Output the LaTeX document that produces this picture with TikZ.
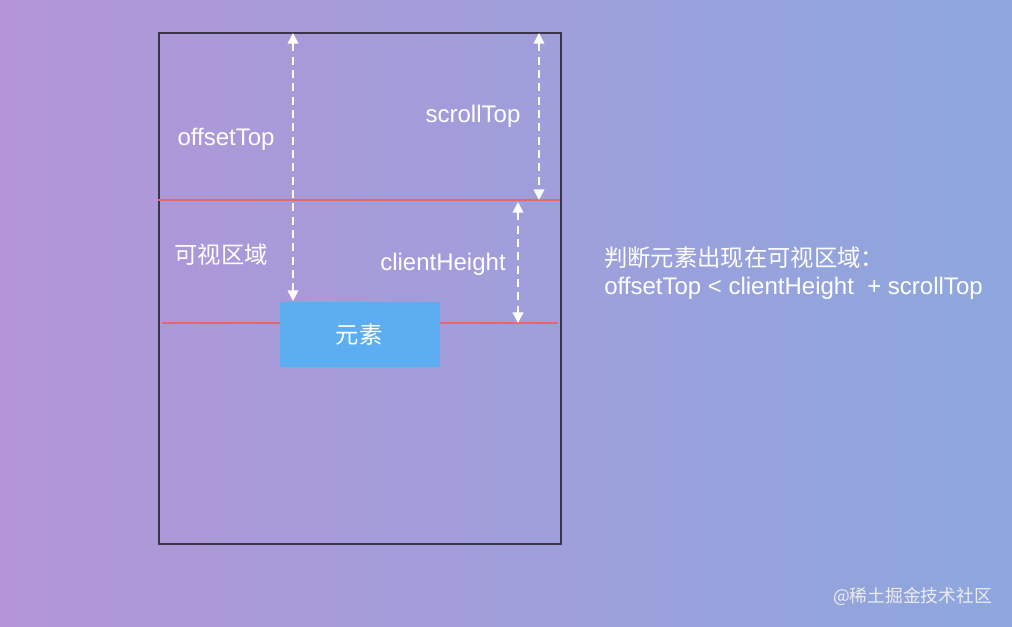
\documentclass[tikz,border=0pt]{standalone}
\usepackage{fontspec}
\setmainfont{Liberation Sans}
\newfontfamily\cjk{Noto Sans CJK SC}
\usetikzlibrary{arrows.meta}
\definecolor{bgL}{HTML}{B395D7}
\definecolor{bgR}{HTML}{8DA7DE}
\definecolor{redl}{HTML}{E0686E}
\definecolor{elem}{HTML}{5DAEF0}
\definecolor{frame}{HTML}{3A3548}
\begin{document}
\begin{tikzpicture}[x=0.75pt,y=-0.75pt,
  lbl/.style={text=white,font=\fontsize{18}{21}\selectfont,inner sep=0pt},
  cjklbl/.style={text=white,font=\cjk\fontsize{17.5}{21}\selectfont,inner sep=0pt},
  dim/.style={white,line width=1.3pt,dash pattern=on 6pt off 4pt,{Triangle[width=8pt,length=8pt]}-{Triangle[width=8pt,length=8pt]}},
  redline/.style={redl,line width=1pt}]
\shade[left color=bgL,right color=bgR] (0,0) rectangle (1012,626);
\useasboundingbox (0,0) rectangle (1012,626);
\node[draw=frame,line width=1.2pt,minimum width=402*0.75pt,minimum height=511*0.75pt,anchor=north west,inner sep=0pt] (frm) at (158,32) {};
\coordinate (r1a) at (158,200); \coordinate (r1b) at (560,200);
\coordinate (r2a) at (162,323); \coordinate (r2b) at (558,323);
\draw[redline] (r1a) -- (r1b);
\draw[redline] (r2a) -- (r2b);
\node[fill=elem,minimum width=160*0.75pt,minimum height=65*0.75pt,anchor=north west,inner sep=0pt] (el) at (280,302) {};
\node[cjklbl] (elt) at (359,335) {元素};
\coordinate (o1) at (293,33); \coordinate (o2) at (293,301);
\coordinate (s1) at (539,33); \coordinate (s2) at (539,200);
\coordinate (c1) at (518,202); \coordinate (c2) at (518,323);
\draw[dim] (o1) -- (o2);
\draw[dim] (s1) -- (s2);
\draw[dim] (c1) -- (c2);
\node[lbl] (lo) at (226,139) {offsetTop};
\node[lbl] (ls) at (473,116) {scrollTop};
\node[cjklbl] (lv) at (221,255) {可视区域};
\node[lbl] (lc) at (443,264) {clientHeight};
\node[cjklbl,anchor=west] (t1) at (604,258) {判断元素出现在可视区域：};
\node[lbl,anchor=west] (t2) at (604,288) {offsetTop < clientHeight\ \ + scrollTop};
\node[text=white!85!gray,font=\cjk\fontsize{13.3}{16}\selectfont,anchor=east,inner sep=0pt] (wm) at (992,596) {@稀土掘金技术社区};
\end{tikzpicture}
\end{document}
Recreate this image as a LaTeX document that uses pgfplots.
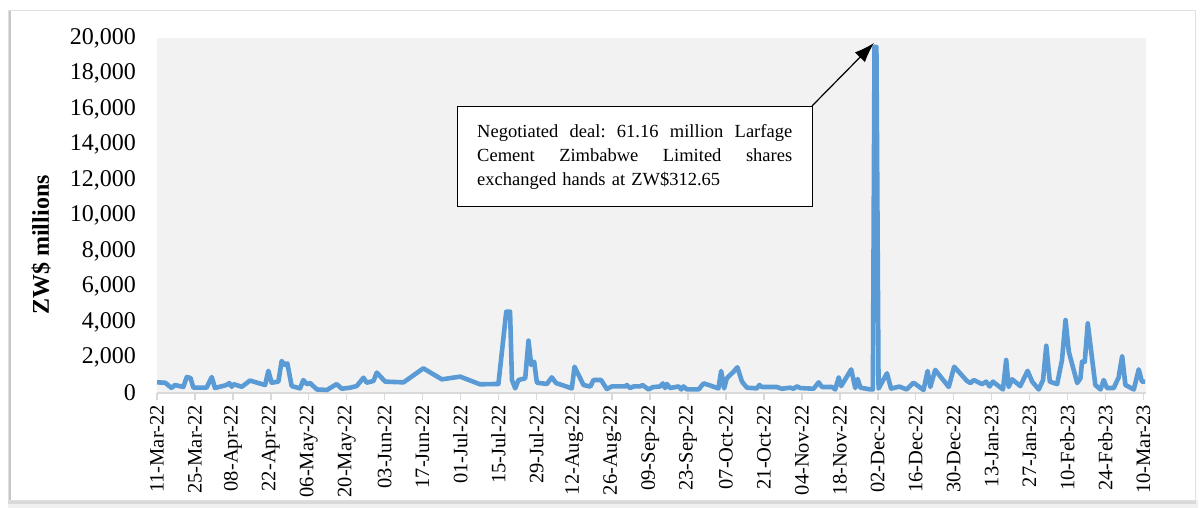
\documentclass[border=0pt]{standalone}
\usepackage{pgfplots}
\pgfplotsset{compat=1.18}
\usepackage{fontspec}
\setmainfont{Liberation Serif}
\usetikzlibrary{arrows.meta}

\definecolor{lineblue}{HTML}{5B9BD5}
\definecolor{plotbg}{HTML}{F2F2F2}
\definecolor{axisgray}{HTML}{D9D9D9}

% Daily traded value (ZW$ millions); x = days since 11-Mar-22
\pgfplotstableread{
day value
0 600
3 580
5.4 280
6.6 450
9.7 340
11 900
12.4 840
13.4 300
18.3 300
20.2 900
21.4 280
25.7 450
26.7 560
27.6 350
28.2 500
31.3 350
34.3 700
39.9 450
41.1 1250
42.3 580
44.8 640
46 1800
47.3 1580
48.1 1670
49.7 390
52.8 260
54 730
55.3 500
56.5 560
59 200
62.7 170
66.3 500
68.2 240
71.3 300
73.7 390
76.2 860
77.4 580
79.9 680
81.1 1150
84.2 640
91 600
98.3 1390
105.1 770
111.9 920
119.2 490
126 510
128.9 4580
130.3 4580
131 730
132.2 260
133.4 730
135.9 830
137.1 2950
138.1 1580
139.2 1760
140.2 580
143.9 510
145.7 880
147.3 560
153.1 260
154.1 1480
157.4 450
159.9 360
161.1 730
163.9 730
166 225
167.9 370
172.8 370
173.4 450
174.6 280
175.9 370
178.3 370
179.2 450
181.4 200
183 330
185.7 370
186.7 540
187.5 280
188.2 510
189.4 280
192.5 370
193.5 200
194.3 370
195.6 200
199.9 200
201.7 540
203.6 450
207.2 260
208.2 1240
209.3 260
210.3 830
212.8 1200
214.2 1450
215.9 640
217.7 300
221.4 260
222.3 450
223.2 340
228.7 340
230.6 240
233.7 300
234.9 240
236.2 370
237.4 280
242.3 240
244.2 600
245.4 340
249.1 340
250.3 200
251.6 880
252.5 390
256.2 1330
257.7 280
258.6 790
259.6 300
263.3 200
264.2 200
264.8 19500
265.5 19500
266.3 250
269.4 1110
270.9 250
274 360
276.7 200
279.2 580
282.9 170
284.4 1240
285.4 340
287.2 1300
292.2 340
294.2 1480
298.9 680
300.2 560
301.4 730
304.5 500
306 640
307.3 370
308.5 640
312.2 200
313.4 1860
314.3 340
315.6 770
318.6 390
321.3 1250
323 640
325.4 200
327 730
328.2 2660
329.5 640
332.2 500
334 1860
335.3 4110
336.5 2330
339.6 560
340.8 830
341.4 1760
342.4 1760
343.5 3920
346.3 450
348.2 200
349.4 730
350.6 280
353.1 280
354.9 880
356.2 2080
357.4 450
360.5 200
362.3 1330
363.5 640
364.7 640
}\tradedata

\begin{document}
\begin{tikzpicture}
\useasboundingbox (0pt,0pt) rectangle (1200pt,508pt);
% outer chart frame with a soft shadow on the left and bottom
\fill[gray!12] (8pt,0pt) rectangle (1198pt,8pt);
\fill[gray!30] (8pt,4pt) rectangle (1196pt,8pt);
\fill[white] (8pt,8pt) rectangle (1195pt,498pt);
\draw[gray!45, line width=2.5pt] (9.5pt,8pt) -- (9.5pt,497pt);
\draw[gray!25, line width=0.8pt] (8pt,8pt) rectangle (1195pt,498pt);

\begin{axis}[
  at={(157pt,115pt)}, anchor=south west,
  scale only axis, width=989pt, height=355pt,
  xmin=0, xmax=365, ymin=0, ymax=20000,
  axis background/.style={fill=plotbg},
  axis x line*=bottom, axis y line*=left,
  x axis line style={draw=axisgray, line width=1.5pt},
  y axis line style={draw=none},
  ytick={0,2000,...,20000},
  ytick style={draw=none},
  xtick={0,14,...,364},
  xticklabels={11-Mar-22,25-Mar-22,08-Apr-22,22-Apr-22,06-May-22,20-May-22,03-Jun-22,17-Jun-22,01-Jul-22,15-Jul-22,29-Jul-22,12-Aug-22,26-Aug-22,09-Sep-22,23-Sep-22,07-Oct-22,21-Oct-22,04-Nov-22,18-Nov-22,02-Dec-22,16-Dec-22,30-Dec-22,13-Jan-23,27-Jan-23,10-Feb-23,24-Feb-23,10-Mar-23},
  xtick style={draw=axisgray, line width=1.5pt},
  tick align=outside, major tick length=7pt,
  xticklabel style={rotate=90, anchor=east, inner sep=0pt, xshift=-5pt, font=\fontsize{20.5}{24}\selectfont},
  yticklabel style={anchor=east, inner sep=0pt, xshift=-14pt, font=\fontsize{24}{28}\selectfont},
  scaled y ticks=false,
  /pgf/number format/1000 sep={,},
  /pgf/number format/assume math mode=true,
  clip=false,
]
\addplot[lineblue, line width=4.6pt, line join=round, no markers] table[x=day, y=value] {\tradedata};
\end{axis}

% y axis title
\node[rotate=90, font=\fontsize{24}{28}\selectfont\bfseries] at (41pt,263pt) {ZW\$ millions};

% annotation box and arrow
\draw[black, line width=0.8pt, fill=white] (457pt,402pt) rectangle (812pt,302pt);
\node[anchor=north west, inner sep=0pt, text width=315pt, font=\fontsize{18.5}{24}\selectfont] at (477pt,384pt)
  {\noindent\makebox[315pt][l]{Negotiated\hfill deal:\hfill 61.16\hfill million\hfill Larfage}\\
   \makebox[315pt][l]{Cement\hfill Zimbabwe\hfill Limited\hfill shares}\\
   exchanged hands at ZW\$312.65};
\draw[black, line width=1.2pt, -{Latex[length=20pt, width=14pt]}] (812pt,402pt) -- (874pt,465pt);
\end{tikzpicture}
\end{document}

-------------------------

DIRECTION:
Copy out each line of the data where the string "that" appears.

WRITTEN RESPONSE:
Output the LaTeX document that produces this picture with TikZ.
Recreate this image as a LaTeX document that uses pgfplots.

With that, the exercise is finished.